I pretended not to notice, adjusting the plain white blanket over my lap like everything was right in the world.

We were the only ones in the room this time. Christopher and Tasha had gone to finally get the girls and Granny, Mrs. Rodwell was still with her son, and the rest of the Williams were I knew not where. Probably back home-a place Charles would rather be at than bandaging my hand.

I had four broken bones, three displaced joints, and a particularly deep laceration across the top of my palm from a sharp edge of the rock I hadn't noticed. All in all, the pain that had started on the way back to town had not been my overactive imagination.

"Doctor," I tried after five minutes of his glowering over me, "I am pretty sure this isn't that bad. You don't need to be so angry."

He snorted explosively.

"You should just have sent someone else to tend to me if you were going to be so touchy about it," I pointed out, looking over his white head at a particularly disgusting painting on the wall. I couldn't even figure out what it was meant to be. Truthfully, from the angle I was looking from, it looked like something being strangled. Not even remotely soothing.

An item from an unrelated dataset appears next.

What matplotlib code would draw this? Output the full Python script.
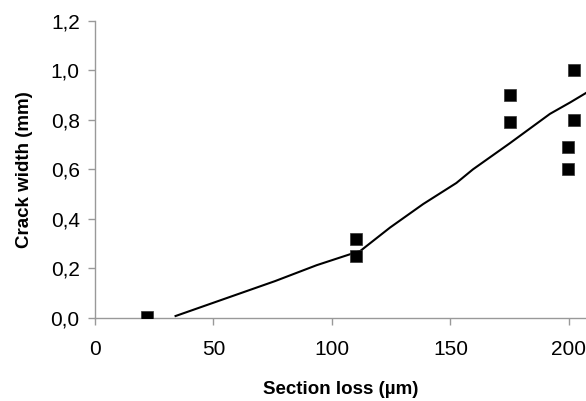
import matplotlib
matplotlib.use("Agg")
import matplotlib.pyplot as plt
from matplotlib.ticker import FuncFormatter

# Measured data (squares)
meas_x = [22, 110, 110, 175, 175, 202, 202, 199.5, 199.5]
meas_y = [0.005, 0.32, 0.25, 0.90, 0.79, 1.00, 0.80, 0.69, 0.60]

# Model curve
model_x = [34, 76, 93.5, 112, 124.5, 138.5, 152.5, 159.5, 175, 192, 200.5, 207.5]
model_y = [0.008, 0.149, 0.213, 0.271, 0.365, 0.46, 0.545, 0.60, 0.705, 0.824, 0.87, 0.91]

x_ticks = [0, 50, 100, 150, 200]
y_ticks = [0.0, 0.2, 0.4, 0.6, 0.8, 1.0, 1.2]

plt.rcParams['font.family'] = ['Liberation Sans', 'DejaVu Sans']

fig = plt.figure(figsize=(5.86, 4.01), dpi=100)
ax = fig.add_axes([95/586, 83/401, (586-95)/586, (318-20.7)/401])

ax.plot(model_x, model_y, color='black', lw=1.5, zorder=2)
ax.plot(meas_x, meas_y, linestyle='none', marker='s', markersize=9,
        color='black', markeredgecolor='#333333', markeredgewidth=0.5, zorder=3)

ax.set_xlim(0, 207.2)
ax.set_ylim(0, 1.2)
ax.set_xticks(x_ticks)
ax.set_yticks(y_ticks)
ax.yaxis.set_major_formatter(FuncFormatter(lambda v, p: f"{v:.1f}".replace('.', ',')))
ax.xaxis.set_major_formatter(FuncFormatter(lambda v, p: f"{int(v)}"))

for s in ['top', 'right']:
    ax.spines[s].set_visible(False)
for s in ['left', 'bottom']:
    ax.spines[s].set_color('#999999')
    ax.spines[s].set_linewidth(1.0)
ax.tick_params(axis='both', direction='out', length=5, width=1.0, color='#999999',
               labelsize=15, labelcolor='black')
ax.tick_params(axis='y', pad=6)
ax.tick_params(axis='x', pad=11)

ax.set_xlabel('Section loss (µm)', fontsize=13.5, fontweight='bold', labelpad=16)
ax.set_ylabel('Crack width (mm)', fontsize=13.5, fontweight='bold', labelpad=13)

fig.savefig('out.png', dpi=100)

He huffed this time and gave an unnecessarily hard tug on my offending limb, making me wince.

I shut up.

Christopher had been pretty disapproving after I had broken Fred's nose and he had had some choice words to say about it too. Stupid, unnecessary, idiotic, irresponsible and rash were only a few of them. On reaching the hospital, Tasha had added considerably to the list.

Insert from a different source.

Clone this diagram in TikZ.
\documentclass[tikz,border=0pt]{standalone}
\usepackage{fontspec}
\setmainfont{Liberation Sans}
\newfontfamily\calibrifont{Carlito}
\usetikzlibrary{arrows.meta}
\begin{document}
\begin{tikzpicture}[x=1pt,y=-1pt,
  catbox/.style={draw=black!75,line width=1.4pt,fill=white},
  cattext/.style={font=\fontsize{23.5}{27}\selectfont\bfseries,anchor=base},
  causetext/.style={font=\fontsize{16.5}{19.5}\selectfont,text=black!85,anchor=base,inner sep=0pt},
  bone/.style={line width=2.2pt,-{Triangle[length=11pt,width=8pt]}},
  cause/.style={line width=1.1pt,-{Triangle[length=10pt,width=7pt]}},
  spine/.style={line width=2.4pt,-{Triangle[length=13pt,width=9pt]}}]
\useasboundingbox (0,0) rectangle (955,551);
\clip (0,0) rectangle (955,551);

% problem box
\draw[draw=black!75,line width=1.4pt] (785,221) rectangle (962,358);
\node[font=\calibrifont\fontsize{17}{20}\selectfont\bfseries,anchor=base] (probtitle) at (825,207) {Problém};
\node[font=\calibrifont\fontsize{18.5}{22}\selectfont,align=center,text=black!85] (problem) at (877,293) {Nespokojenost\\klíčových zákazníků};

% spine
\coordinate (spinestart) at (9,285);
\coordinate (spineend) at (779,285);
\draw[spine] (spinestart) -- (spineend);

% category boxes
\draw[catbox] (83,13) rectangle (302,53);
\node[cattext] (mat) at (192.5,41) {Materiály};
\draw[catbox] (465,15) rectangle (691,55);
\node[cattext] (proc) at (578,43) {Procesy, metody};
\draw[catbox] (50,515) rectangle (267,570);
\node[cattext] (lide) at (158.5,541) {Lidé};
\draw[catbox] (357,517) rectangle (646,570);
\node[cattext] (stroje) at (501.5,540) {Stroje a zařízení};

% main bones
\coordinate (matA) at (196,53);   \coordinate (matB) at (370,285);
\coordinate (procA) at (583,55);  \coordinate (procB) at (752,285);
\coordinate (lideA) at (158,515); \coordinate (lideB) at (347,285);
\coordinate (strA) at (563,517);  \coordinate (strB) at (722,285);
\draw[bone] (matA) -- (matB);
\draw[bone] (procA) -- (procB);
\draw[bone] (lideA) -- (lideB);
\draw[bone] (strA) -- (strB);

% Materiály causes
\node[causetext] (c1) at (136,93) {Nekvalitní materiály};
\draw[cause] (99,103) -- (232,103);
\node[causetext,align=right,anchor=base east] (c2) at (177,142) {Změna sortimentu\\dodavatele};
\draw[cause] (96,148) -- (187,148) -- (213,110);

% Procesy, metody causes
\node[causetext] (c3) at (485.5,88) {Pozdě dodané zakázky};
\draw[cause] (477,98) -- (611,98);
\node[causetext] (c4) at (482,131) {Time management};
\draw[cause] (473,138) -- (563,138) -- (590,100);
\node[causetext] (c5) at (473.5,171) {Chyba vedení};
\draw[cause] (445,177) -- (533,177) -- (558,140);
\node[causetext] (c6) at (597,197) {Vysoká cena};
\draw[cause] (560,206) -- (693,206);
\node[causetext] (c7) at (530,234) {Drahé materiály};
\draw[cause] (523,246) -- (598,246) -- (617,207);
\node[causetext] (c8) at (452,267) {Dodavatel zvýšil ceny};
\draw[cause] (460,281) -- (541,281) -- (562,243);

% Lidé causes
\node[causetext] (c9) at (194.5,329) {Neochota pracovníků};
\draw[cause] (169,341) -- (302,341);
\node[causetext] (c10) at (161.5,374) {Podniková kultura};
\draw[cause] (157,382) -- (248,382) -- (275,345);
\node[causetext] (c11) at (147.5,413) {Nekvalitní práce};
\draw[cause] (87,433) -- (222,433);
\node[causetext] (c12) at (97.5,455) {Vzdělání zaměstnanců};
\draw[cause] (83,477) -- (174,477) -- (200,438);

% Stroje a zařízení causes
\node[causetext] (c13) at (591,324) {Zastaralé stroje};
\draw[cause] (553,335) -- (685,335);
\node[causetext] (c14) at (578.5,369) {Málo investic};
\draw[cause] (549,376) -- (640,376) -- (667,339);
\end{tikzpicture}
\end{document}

"You think having your hand shattered like a bloody toy was worth it?" she had yelled. "What use was it to do this? What did you seek to accomplish?"

"I had told Fred he would be sorry for what he did to Meli," I explained easily, just as I had to Christopher. I held up my hand, industriously wrapped in one of Christopher's spare shirts from the boot of his car, and showed it to her. "I couldn't do anything else big short of murdering him, so I did what he had done to her. Hopefully," I shrugged, "he got the message."

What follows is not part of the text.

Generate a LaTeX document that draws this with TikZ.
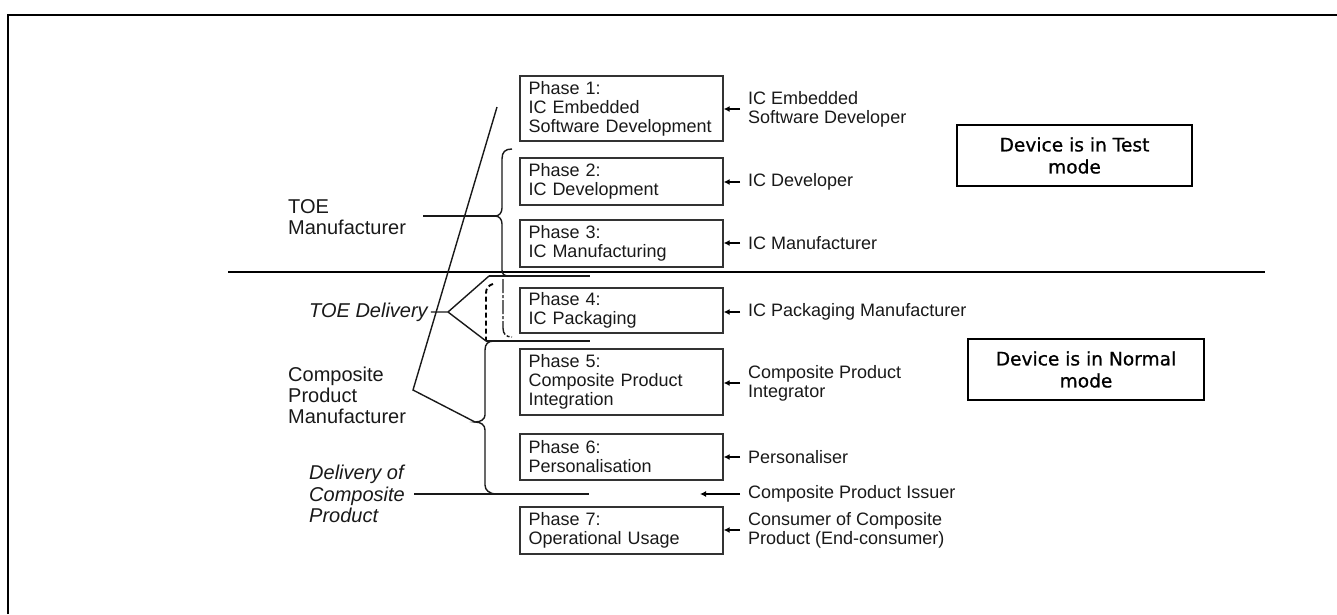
\documentclass[tikz,border=0pt]{standalone}
\usepackage{fontspec}
\setmainfont{Liberation Sans}
\newfontfamily\modefont[FakeBold=0.8]{DejaVu Sans}
\usetikzlibrary{arrows.meta}
\begin{document}
\begin{tikzpicture}[x=1pt,y=-1pt,
  ln/.style={line width=1.4pt, draw=black!90},
  phase/.style={draw=black!80, line width=1.3pt, text width=186pt, inner xsep=8.5pt, inner ysep=0pt, align=left, minimum width=203pt, font=\fontsize{18}{19}\selectfont, text=black!90},
  lbl/.style={anchor=west, inner sep=0pt, align=left, font=\fontsize{18}{19}\selectfont, text=black!90},
  side/.style={anchor=west, inner sep=0pt, align=left, font=\fontsize{20}{21}\selectfont, text=black!90},
  sideit/.style={side, font=\fontsize{20}{21.5}\selectfont\itshape},
  modebox/.style={draw=black, line width=1.8pt, minimum width=235pt, minimum height=61pt, align=center, inner sep=0pt, font=\modefont\fontsize{18.6}{22}\selectfont},
  arr/.style={line width=1.4pt, -{Latex[length=6pt,width=6pt]}}
]
\useasboundingbox (0,0) rectangle (1337,614);
% frame
\draw[line width=2.5pt] (8,614) -- (8,15) -- (1337,15);
% divider
\draw[line width=1.4pt] (228,272) -- (1265,272);

% phase boxes
\node[phase, minimum height=65pt] (P1) at (621.5,108.5) {Phase 1:\\IC Embedded\\Software Development};
\node[phase, minimum height=47pt] (P2) at (621.5,181.5) {Phase 2:\\IC Development};
\node[phase, minimum height=47pt] (P3) at (621.5,243.5) {Phase 3:\\IC Manufacturing};
\node[phase, minimum height=45pt] (P4) at (621.5,310.5) {Phase 4:\\IC Packaging};
\node[phase, minimum height=66pt] (P5) at (621.5,382) {Phase 5:\\Composite Product\\Integration};
\node[phase, minimum height=46pt] (P6) at (621.5,457) {Phase 6:\\Personalisation};
\node[phase, minimum height=47pt] (P7) at (621.5,530.5) {Phase 7:\\Operational Usage};

% right labels
\node[lbl] (L1) at (748,109) {IC Embedded\\Software Developer};
\node[lbl] (L2) at (748,182) {IC Developer};
\node[lbl] (L3) at (748,243) {IC Manufacturer};
\node[lbl] (L4) at (748,312) {IC Packaging Manufacturer};
\node[lbl] (L5) at (748,383) {Composite Product\\Integrator};
\node[lbl] (L6) at (748,457) {Personaliser};
\node[lbl] (Li) at (748,494) {Composite Product Issuer};
\node[lbl] (L7) at (748,530) {Consumer of Composite\\Product (End-consumer)};
\coordinate (iss) at (700,494);

\foreach \l/\p in {L1/P1,L2/P2,L3/P3,L4/P4,L5/P5,L6/P6,L7/P7}
  \draw[arr] ([xshift=-8pt]\l.west) -- (\l.west -| \p.east);
\draw[arr] ([xshift=-8pt]Li.west) -- (iss);

% mode boxes
\node[modebox] (TM) at (1074.5,155.5) {Device is in Test\\mode};
\node[modebox, minimum width=236pt] (NM) at (1086,369.5) {Device is in Normal\\mode};

% left labels
\node[side] (TOE) at (288,217) {TOE\\Manufacturer};
\node[side] (CPM) at (288,395) {Composite\\Product\\Manufacturer};
\node[sideit] (TD) at (309,312) {TOE Delivery};
\node[sideit] (DCP) at (309,494) {Delivery of\\Composite\\Product};

% coordinates
\coordinate (diagTop) at (497,107);
\coordinate (diagBot) at (413,390);
\coordinate (b1tip) at (495,216);
\coordinate (b2tip) at (475,422);
\coordinate (toeStart) at (423,216);
\coordinate (fork) at (448,312);
\coordinate (upJ) at (489,276);
\coordinate (loJ) at (486,341);
\coordinate (topEnd) at (590,276);
\coordinate (lowEnd) at (590,341);
\coordinate (delEnd) at (589,494);

% long diagonal and composite manufacturer line
\draw[ln] (diagTop) -- (diagBot) -- (b2tip);
% TOE manufacturer line
\draw[ln] (toeStart) -- (b1tip);
% brace phases 2-3
\draw[ln] (512,149) .. controls (505,149) and (502,152) .. (502,159) -- (502,208)
  .. controls (502,213) and (499,216) .. (b1tip)
  .. controls (499,216) and (502,219) .. (502,224) -- (502,270)
  .. controls (502,274) and (504,276) .. (509,276);
% dash-dot continuation
\draw[ln, dash pattern=on 14pt off 2pt on 3pt off 2pt] (503,279) -- (503,328) .. controls (503,334) and (506,337) .. (512,337);
% dashed bracket
\draw[line width=1.9pt, dash pattern=on 5pt off 3pt] (493,284) .. controls (489,285) and (486,288) .. (486,293) -- (486,340);
% top and low horizontal lines of TOE delivery
\draw[ln] (upJ) -- (topEnd);
\draw[ln] (loJ) -- (lowEnd);
% TOE delivery fork
\draw[ln] ([xshift=3pt]TD.east) -- (fork) -- (upJ);
\draw[ln] (fork) -- (loJ);
% brace phases 5-6
\draw[ln] (494,341) .. controls (488,341) and (485,344) .. (485,350) -- (485,415)
  .. controls (485,419) and (481,422) .. (b2tip)
  .. controls (481,422) and (485,425) .. (485,430) -- (485,485)
  .. controls (485,490) and (489,494) .. (497,494);
% delivery of composite product line
\draw[ln] ([xshift=9pt]DCP.east) -- (delEnd);
\end{tikzpicture}
\end{document}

I think my life would have been considerably at risk after this nonchalant attitude if Christopher hadn't pulled her back. I could understand where she was coming from. After breaking a leg and being a cripple for nigh on five years, it was quite natural for her to be apprehensive about any other of my limbs being even slightly misshapen. But I wasn't sorry. I would never be sorry. And I would never stop wishing I could have done more damage.

"There," Doctor Williams said briskly, pulling me away from my homicidal thoughts. "All done. You are free to go ahead and break some more of your body."

I looked at the white cast on my hand, my fingers feeling stiff and swollen inside its depths, and then at Charles. He looked so tired. There were deep bags under his eyes and a decided limpness to the corners of his lips that made me wonder how long he had been awake. Yet he hadn't sent someone else to look at me. He had come himself. Because, for some reason, he felt responsible for us. For the Rodwells and all else tied up, by default, to them and Angelica, his daughter.

I wondered if that's how he saw me now, if that's how he had seen Meli and all the other girls who came and went from his little apartment. I wondered if all his life he would keep trying to save other girls who resembled his daughter's memory, over and over and over again.